In the first paragraph I lost my physicality. The first sentence took me into the girl creature, the next three sentences took me to the body and then it was back to the girl creature. This may have been on purpose and your choice. I personally would feel more comfortable with the 2nd sentence that introduces Rhea through the lantern, moves on to the body... continue to the last line and then incorporate the first sentence into that last bit.
To me, I feel more comfortable with the camera view idea. Right now the camera is shifting too much and I got lost. Starting with the lantern that reveals the body, the description of the body, then the camera eye would move to the girl creature. Does that make sense?
Oh, hey ya, I'm hooked!
LizW65:
Here's mine:
October, 1947
Eighteen months ago, Jerry Straight left his Times Square office to get three corned beef sandwiches and a pack of Chesterfields and vanished off the face of the earth. As mysterious disappearances went, it didn’t get a lot of press coverage, and the cops barely made a show of concern before shrugging their shoulders and moving on to the next big thing in crime. Jerry was no Judge Crater; he sure as hell was no Amelia Earhardt, and the authorities didn’t like to waste a lot of time on what they considered a lost cause. The city was full of guys like Jerry, little fish in a great big pond, trying to make an honest living and help out a few people in need along the way.

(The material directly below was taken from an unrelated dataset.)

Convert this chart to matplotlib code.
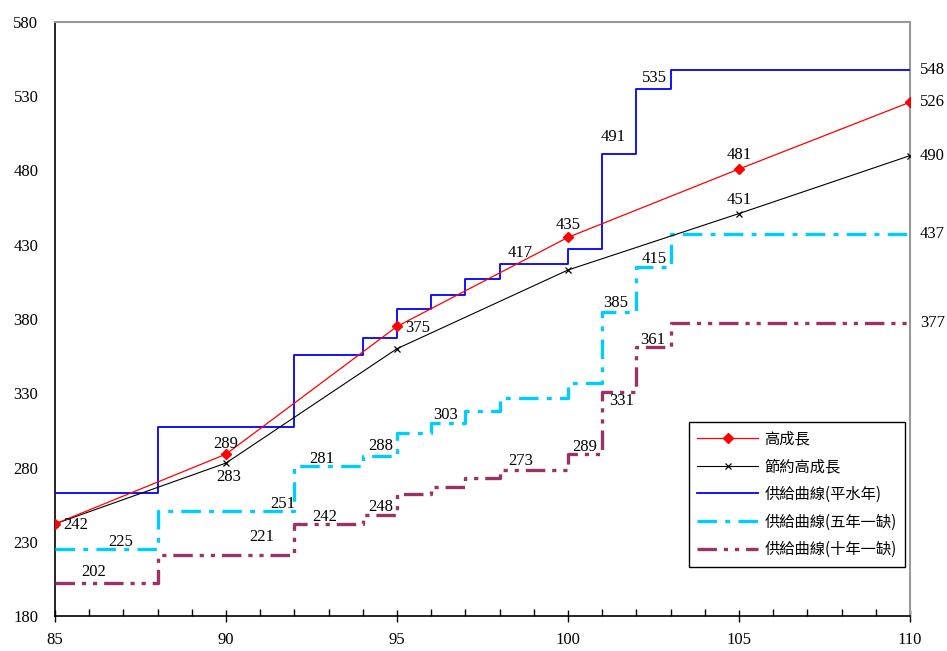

For the most part, the only people who cared that Jerry had made like a magician’s assistant were Russell and me. Russell was Jerry’s partner and one of a few, maybe the only real friend he had, but even he missed a lot of the signs that all was not well in Jerry’s world. A guy who has everything going for him doesn’t walk away from his whole life without a word to anybody. A private dick with a reputation to uphold doesn’t do a runner in the middle of a case. Russell spent more than a few sleepless nights wondering if he was somehow responsible for his partner’s disappearing act, or worse, that Jerry could have been done away with by the very guys they were investigating...
LizW65:
Oh, and of the previous fragments, Meg Evonne's and Belial's definitely hooked me. ;D
Starbeam:
I've actually been debating over whether that bit is more fitting as a sort of blurb/forward/preface kinda thing. I think Simon Green's Drood books do this kinda thing. The actual story start(which needs lots of work) is:
"You're dripping on the carpet."
I blinked and looked around. I stood in the middle of a white room. Everything was white. Except the man in black. I had a somewhat hysterical urge to ask if he was the Dread Pirate Roberts.
He was dressed head to toe in black. And it looked like the exact same costume, as well. Aside from the cowled black cloak falling and hitting at the ankles. The only color I could see was a golden shimmer from beneath the hood.
"Dont just stand there; clean it up."
He had a British accent, too. Why did that feel like home? He gestured, and I followed the movement.
Blood was sliding down my hands and drip-dripping onto a spreading red stain. It looked very bright against the white carpet. I still held the dagger in my hand, but even though blood dripped from the point, the blade was clean.